Tepples,
Have you considered developing for the XBLA Indie platform? I did a game on there a few years back and got about 2000 purchases and over 15000 demo downloads. It was no where near as polished as your games (a fairly simple Snake clone without music).
Interestingly enough, the things that I got the most visibility from were homebrew projects for modern platforms, especially the PSP. I only did a few utilities and a port of the Frotz Interactive Fiction engine and I get emails every week from folks about them.
I interviewed Richard Garriott in 2002 for my senior English paper on how to get into the games industry (disclosure: I ended up going into business programming
). He said the number one thing they (at the time NC Soft North America) look for in a candidate are finished game projects. No matter what the scope, as long as the game was finished, polished and playable, was a more important that degrees. The only thing more important was prior experience in the industry (obviously).
In the interview Mr. Garriott indicated that it was better to present solo projects rather than team projects because that way they understand clearly what you did. It also gives them an opportunity to evaluate your skills with all areas of games development, not just programming. The implication was that someone barely competent with all disciplines of development was often more valuable than a person that was extremely talented in one discipline, because they (again NC Soft NA, a small development house) often needed developers that were flexible and could pitch in where needed.

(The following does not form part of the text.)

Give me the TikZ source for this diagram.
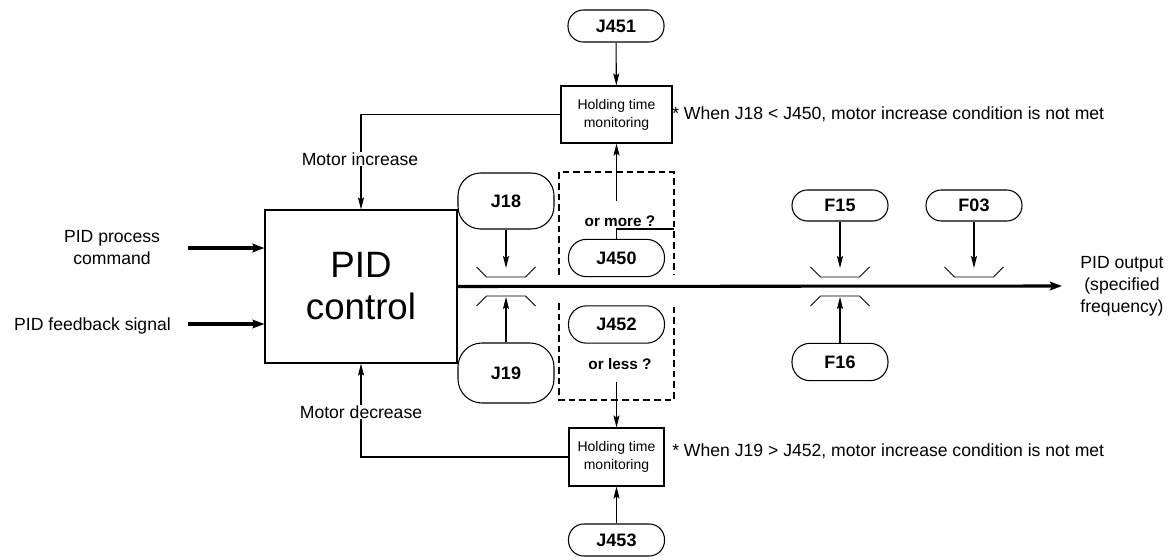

We did get into the technology of those game projects as well. At the time mobile phone platforms were just coming up to the point that they were viable for games development. He indicated that any development experience, even with 2d games or old platforms, were relevant, and that new technologies were easy to pick up.
Just keep in mind that this was not a typical game industry employer. From what I've read and heard (and again, have no experience with), many development houses commoditize their developers to such an extent that many of these considerations are never taken during the hiring process.
Also this is one of the reasons I went into business programming. I found a good job with a wounderful employer, and decided that being happy in my job was more important that being challenged in my job. I challenge myself in my spare time with homebrew projects
Finally, thanks to the mod for splitting the topic.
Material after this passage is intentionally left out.